Afinal, o que os filmes realmente significaram para Kafka? Só podemos especular. Entretanto, uma coisa é certa: o famoso escritor era fascinado por cinema e sabia de cor as programações semanais do circuito cinematográfico. Para ele, cinema era beleza, alegria, mas também sofrimento. É bem possível que os filmes significassem para ele a chance de escapar de sua solidão e de sua própria vida – uma vida, à primeira vista, de homem comum.
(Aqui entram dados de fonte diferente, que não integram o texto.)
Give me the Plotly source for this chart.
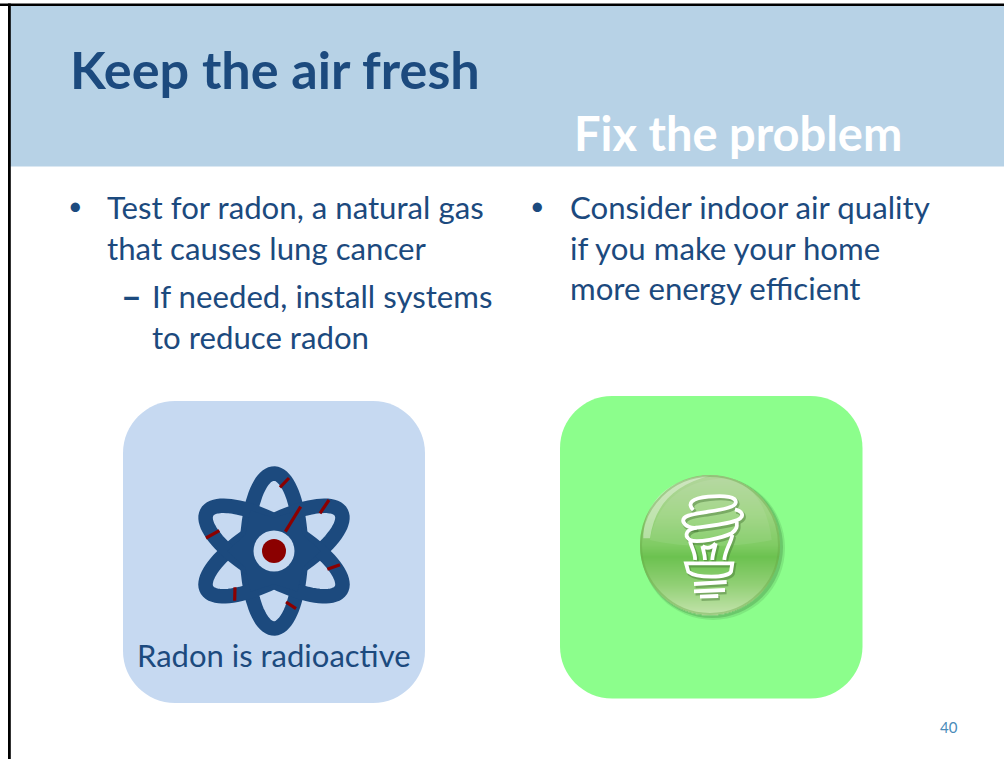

Advogado de formação, Kafka atuava desde 1908 como funcionário no Instituto de Seguro de Acidentes de Trabalho em Praga (que ficava a poucos passos do cine Lucerna), mas o trabalho não era satisfatório e o entediava. Ele executava seu trabalho de forma bastante consciente, mas achava-o terrivelmente maçante. Dividia seu tempo livre entre as tarefas na loja do pai rígido, escapadas com seu crescente círculo de amigos – cafés, cinemas, cabarés, bordéis – e experimentos literários cada vez mais importantes. Como bem observou Hanns Zischler: “Ele fugia para o cinema várias vezes ao ano, buscando algo que o anestesiasse. Ele ia ao cinema para esquecer. Provavelmente não há lugar mais adequado para esquecer de forma prazerosa”.